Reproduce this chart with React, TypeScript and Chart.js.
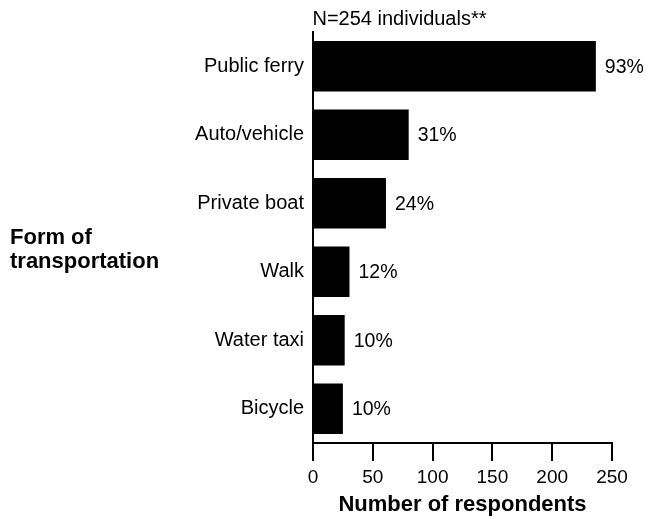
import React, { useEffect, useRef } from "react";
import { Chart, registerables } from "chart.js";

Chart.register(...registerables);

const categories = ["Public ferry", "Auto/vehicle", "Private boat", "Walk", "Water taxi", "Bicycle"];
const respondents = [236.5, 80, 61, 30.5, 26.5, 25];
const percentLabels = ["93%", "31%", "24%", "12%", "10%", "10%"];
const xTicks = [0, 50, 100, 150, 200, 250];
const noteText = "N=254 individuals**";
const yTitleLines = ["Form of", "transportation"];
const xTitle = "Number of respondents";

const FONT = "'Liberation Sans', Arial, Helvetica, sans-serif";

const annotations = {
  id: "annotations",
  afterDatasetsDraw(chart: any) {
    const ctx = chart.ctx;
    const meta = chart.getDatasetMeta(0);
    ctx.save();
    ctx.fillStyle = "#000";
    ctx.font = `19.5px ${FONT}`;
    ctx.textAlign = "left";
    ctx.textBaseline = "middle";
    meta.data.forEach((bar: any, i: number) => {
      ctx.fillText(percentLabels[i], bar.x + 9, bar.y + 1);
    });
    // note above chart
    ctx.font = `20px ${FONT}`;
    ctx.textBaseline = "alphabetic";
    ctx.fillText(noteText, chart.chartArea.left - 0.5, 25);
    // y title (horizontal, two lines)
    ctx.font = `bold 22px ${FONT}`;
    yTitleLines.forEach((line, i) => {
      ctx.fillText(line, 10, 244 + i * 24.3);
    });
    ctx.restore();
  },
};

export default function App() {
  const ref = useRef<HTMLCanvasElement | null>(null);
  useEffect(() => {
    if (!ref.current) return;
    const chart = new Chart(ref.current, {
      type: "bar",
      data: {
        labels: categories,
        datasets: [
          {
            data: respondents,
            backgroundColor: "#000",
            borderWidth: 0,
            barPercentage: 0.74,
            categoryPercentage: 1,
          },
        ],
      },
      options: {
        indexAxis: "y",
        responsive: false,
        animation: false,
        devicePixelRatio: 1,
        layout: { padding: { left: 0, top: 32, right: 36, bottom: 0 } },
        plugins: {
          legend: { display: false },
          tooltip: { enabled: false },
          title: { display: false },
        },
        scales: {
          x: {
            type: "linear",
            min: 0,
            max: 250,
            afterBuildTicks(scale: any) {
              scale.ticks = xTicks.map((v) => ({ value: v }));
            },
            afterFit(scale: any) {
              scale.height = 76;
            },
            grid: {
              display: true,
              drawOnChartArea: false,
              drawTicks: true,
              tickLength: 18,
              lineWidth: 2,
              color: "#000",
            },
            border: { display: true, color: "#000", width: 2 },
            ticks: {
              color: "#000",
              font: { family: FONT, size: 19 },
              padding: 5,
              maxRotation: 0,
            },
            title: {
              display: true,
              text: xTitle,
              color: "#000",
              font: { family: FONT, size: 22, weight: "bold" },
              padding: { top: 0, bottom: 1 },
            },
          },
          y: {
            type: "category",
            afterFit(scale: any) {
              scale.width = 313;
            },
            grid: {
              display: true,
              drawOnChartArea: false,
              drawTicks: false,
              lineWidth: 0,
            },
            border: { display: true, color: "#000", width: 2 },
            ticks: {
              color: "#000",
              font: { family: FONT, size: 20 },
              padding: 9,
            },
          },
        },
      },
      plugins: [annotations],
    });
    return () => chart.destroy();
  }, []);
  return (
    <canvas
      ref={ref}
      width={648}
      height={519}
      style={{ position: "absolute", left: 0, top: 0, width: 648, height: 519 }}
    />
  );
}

= = = = = = =

SET PROBLEM: Each line in the listing above either holds the string "React" or does not; state how many do, giving the number only.

COMPLETE OUTPUT: 2